JPEG is a well established format that’s optimized for photographs (technically high entropy 24 bit image data, but that’s photographs). It uses a discrete cosine transform to convert image data to frequencies, and then it puts everything that humans can’t see in the bin. When JPEG software was first written this wasn’t done particularly well though. It was good, but computers were slow so there wasn’t much reason to push it. Since then though JPEG optimization software has improved a great deal, and now we have the amazing MozJPEG. MozJPEG can squeeze even more data out of a JPG image to shrink it by a good 15 - 20% further than a basic JPEG library that’s included in most image editors.

What this means is that by running your photographs through MozJPEG you can reduce the size and bandwidth they take by a significant amount.

MozJPEG is free and relatively simple to use.

PNG format is a similar story. PNG, or portable network graphics to give it the full treatment, is a container format that can hold image data in a few different ways. There’s 8 bit and 24 bit, with different alpha channels depending on what level of transparency is required in the image.

One very useful feature of PNG that most image formats don’t have is support for gamma correction. This tells the browser how bright the image should be when it’s displayed, so on a calibrated monitor it can represent colors correctly. No one on the web uses this feature so everyone’s logos are usually displayed wrong.

PNG in image editors also has exactly the same problem as JPG - the way the editor saves a PNG is often not optimal. Thankfully PNG also has it’s own brilliant optimizer in the form of OptiPNG. I don’t know who names these apps but they’re better at compression coding than they are at naming apps.

webp image format

avif image format

AVIF image format is shiny and new and based on the same codec that’s used for modern video. It uses wavelet compression to reduce the amount of information needed to reproduce image data. The results are impressive. The Ghibli image that I’ve used in the sidebar to the right that weighs in at 80Kb as a JPG can be reduced by 76% to about 20Kb with no appreciable loss of quality.

Example image - Studio Ghibli Borrower Arrietty
AVIF gets it down to 45Kb.

There is a problem though. AVIF format is only supported by Chromium 85 based browsers. At the time of writing this post Chrome 85 has been available for about a week.
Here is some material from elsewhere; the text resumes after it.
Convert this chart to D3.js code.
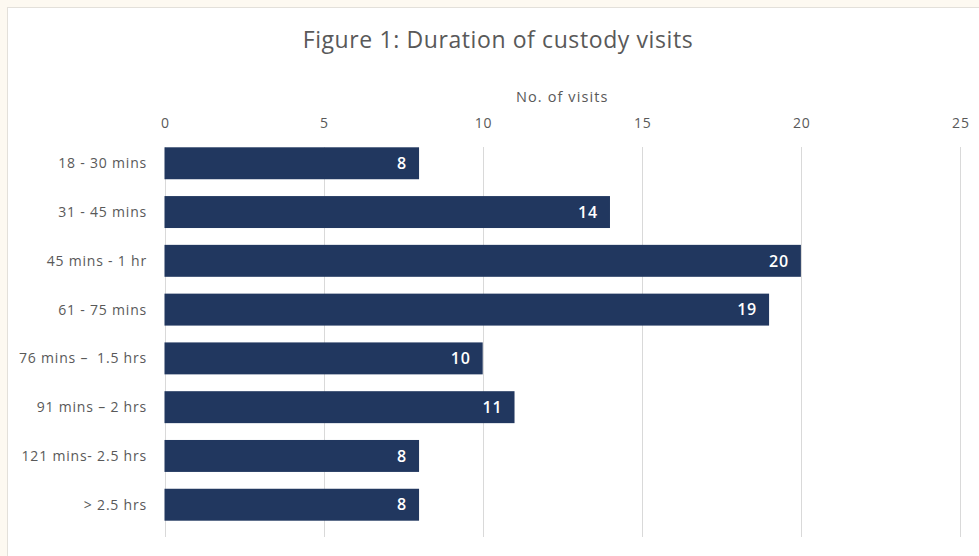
<!DOCTYPE html>
<html>
<head>
<meta charset="utf-8">
<script src="https://cdn.jsdelivr.net/npm/d3@7"></script>
<style>
  html, body { margin: 0; padding: 0; background: #fdf9f1; }
  svg { display: block; }
  text { font-family: "Open Sans", Lato, "Liberation Sans", sans-serif; white-space: pre; }
</style>
</head>
<body>
<svg id="chart" width="979" height="556"></svg>
<script>
// Durations and counts of custody visits
const categories = [
  "18 - 30 mins",
  "31 - 45 mins",
  "45 mins - 1 hr",
  "61 - 75 mins",
  "76 mins \u2013  1.5 hrs",
  "91 mins \u2013 2 hrs",
  "121 mins- 2.5 hrs",
  "> 2.5 hrs"
];
const visits = [8, 14, 20, 19, 10, 11, 8, 8];
const xTicks = [0, 5, 10, 15, 20, 25];
const titleText = "Figure 1: Duration of custody visits";
const axisTitle = "No. of visits";

const svg = d3.select("#chart");
const W = 979, H = 556;

// chart panel
svg.append("rect")
  .attr("x", 7.5).attr("y", 7.5)
  .attr("width", W).attr("height", H)
  .attr("fill", "#ffffff")
  .attr("stroke", "#e3e0da").attr("stroke-width", 1);

const plot = { left: 164.5, right: 960, top: 147, bottom: 537 };

const x = d3.scaleLinear().domain([0, 25]).range([plot.left, plot.right]);
const y = d3.scaleBand().domain(categories)
  .range([139, 529]).paddingInner(0.345).paddingOuter(0.17);

// vertical gridlines
svg.append("g").selectAll("line")
  .data(xTicks)
  .join("line")
  .attr("x1", d => Math.round(x(d)) + 0.5)
  .attr("x2", d => Math.round(x(d)) + 0.5)
  .attr("y1", plot.top).attr("y2", plot.bottom)
  .attr("stroke", "#d9d9d9").attr("stroke-width", 1);

// top axis labels
const axis = d3.axisTop(x).tickValues(xTicks).tickSize(0).tickPadding(0);
const gAxis = svg.append("g").attr("transform", "translate(0,128)").call(axis);
gAxis.select(".domain").remove();
gAxis.selectAll("text")
  .attr("fill", "#595959")
  .attr("font-size", 14)
  .attr("letter-spacing", 0.8)
  .attr("dx", 0.4)
  .style("font-family", "'Open Sans', Lato, sans-serif");

// category labels
svg.append("g").selectAll("text")
  .data(categories)
  .join("text")
  .attr("x", 147)
  .attr("y", d => y(d) + y.bandwidth() / 2)
  .attr("dy", "0.35em")
  .attr("text-anchor", "end")
  .attr("fill", "#595959")
  .attr("font-size", 14)
  .attr("letter-spacing", 0.8)
  .text(d => d);

// bars
svg.append("g").selectAll("rect")
  .data(visits)
  .join("rect")
  .attr("x", x(0))
  .attr("y", (d, i) => y(categories[i]))
  .attr("width", d => x(d) - x(0))
  .attr("height", y.bandwidth())
  .attr("fill", "#21375f");

// value labels inside bar ends
svg.append("g").selectAll("text")
  .data(visits)
  .join("text")
  .attr("x", d => x(d) - 12)
  .attr("y", (d, i) => y(categories[i]) + y.bandwidth() / 2)
  .attr("dy", "0.36em")
  .attr("text-anchor", "end")
  .attr("fill", "#ffffff")
  .attr("font-size", 16)
  .attr("font-weight", 600)
  .attr("letter-spacing", 0.8)
  .text(d => d);

// titles
svg.append("text")
  .attr("x", 498).attr("y", 48)
  .attr("text-anchor", "middle")
  .attr("fill", "#595959")
  .attr("font-size", 23)
  .attr("letter-spacing", 0.6)
  .text(titleText);

svg.append("text")
  .attr("x", (plot.left + plot.right) / 2).attr("y", 102)
  .attr("text-anchor", "middle")
  .attr("fill", "#595959")
  .attr("font-size", 14.5)
  .attr("letter-spacing", 1.1)
  .text(axisTitle);
</script>
</body>
</html>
Fortunately there’s a simple solution.

Picture elements

The picture element in HTML is a modern marvel. We can effectively use it to display different images based on ‘media queries’. One of the query types it understands is whether or not the browser can use a particular format. This means we can use AVIF if the user is browsing with a cutting edge Chromium-based browser, and fallback to webp or JPEG if they’re not.